If I have said this once, I have said it hundreds of times. No sports team ever shows up on game day and says, “let’s lose today”. This same sentiment can apply to work scenarios too, albeit there are some additional layers of complications that doesn’t make this statement as simple or straightforward. However, it is applicable. Although in work scenarios, this statement may not be applied one hundred percent of the time, much to the chagrin of those leading the employees.
The comparison between sports teams and work teams is something I truly enjoy doing. Yes, this is partially due to working with both team types, but also because there is so much to learn from both of them. Now toss in the cross-pollination from the learnings, and that’s where everything begins to start to become more interesting.
I chose the word interesting, because I am always pleasantly surprised by how similar sports and work teams are to one another. The obvious common denominator is that people are at the core of both scenarios, and both are led by typically a few leaders. Although where the people comparison differs, is in the age decade that the sports teams are in, compared to work teams. The sports teams age decade is more homogenous and typically all female or male teams, versus the work teams being far more diverse in both categories.
Another interesting comparative difference between the two types of teams is that there are more opportunities for less experienced leaders of sports teams. An exception to this would be that some work teams in the start-up phase, or smaller, family-owned businesses might have less experienced leaders. Are the less experienced leaders at a disadvantage then the more experienced leaders in both categories. Yes, and no. Yes, if they seek counsel from more seasoned leaders, and no, if the less experienced leaders are willing to admit they will likely require more support than they might realize.

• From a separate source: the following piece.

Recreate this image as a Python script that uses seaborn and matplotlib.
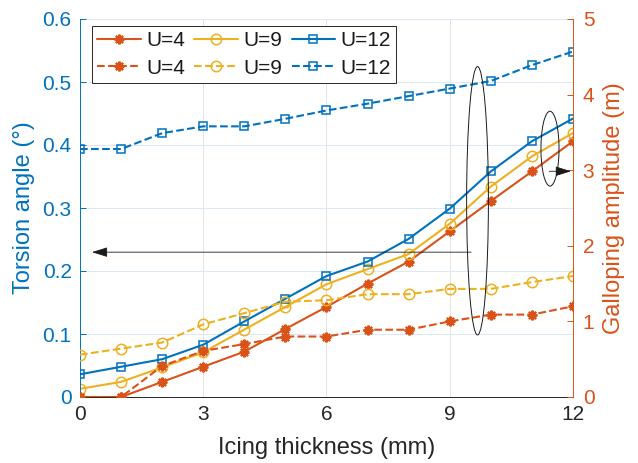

Although work and sports teams have different metrics to determine their performance, the sports teams have a more straightforward method of determining their outcome results. Work teams also are generally working on quarterly based results, while sports teams may not all be playing in all four quarters of the year. This also has both advantages and disadvantages. An advantage is that the sports teams comparatively are operating on more of a “sprint” style, versus the work teams who are running marathons. Preparing for both styles is far different, and also comes with a separate mindset approach. One isn’t better or more favorable than the other, they are just different.

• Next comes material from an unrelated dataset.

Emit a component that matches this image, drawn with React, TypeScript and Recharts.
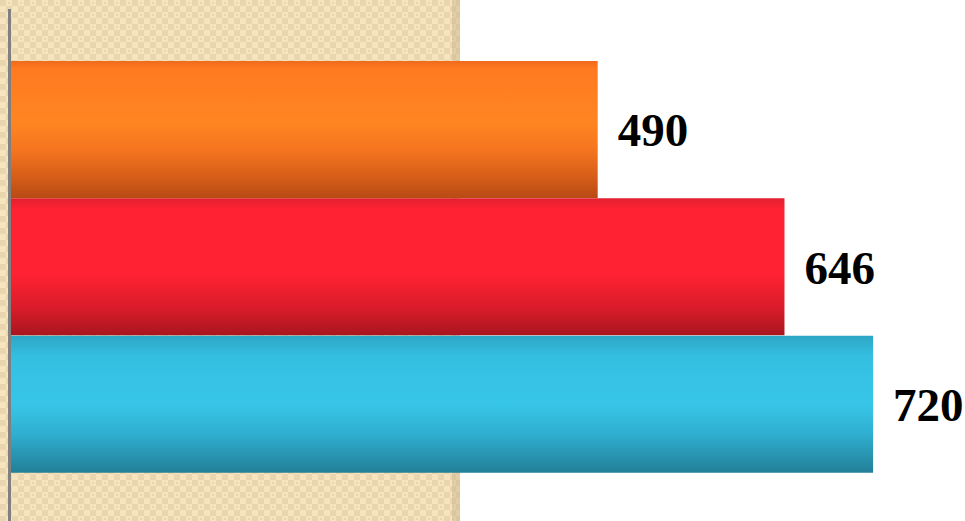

Having experienced for most of my career what it is like to be focused on quarterly results, I learned how to pace myself and ramp quickly for results at the beginning of a quarter. Typically, my team would then have to shift into maintaining and then potentially have to figure out a strategy to surge on the performance results in collaboration with the sales teams towards the end of the quarter. Admittedly, there were times that the frantic feeling of having to collaborate extraordinarily well with the sales team was something I enjoyed doing. Although it could also be exhausting and highly stressed induced.
Comparatively, sports teams are in this situation on a game-by-game basis, so their cycle to focus on what it will take to win is different, but also similar. The similarity is that like the work teams, they are extraordinarily dependent on one another to perform at their peak level in every game. We have all seen plenty of examples of some of our favorite college or professional athletes who exhibit being able to perform at a peak level consistently, but this doesn’t apply to everyone on the team. So, can one or two peak performers on both work and sports teams make a difference? Yes, I think they can, but this is where the concept of taking a look at the benefits of losing comes into focus.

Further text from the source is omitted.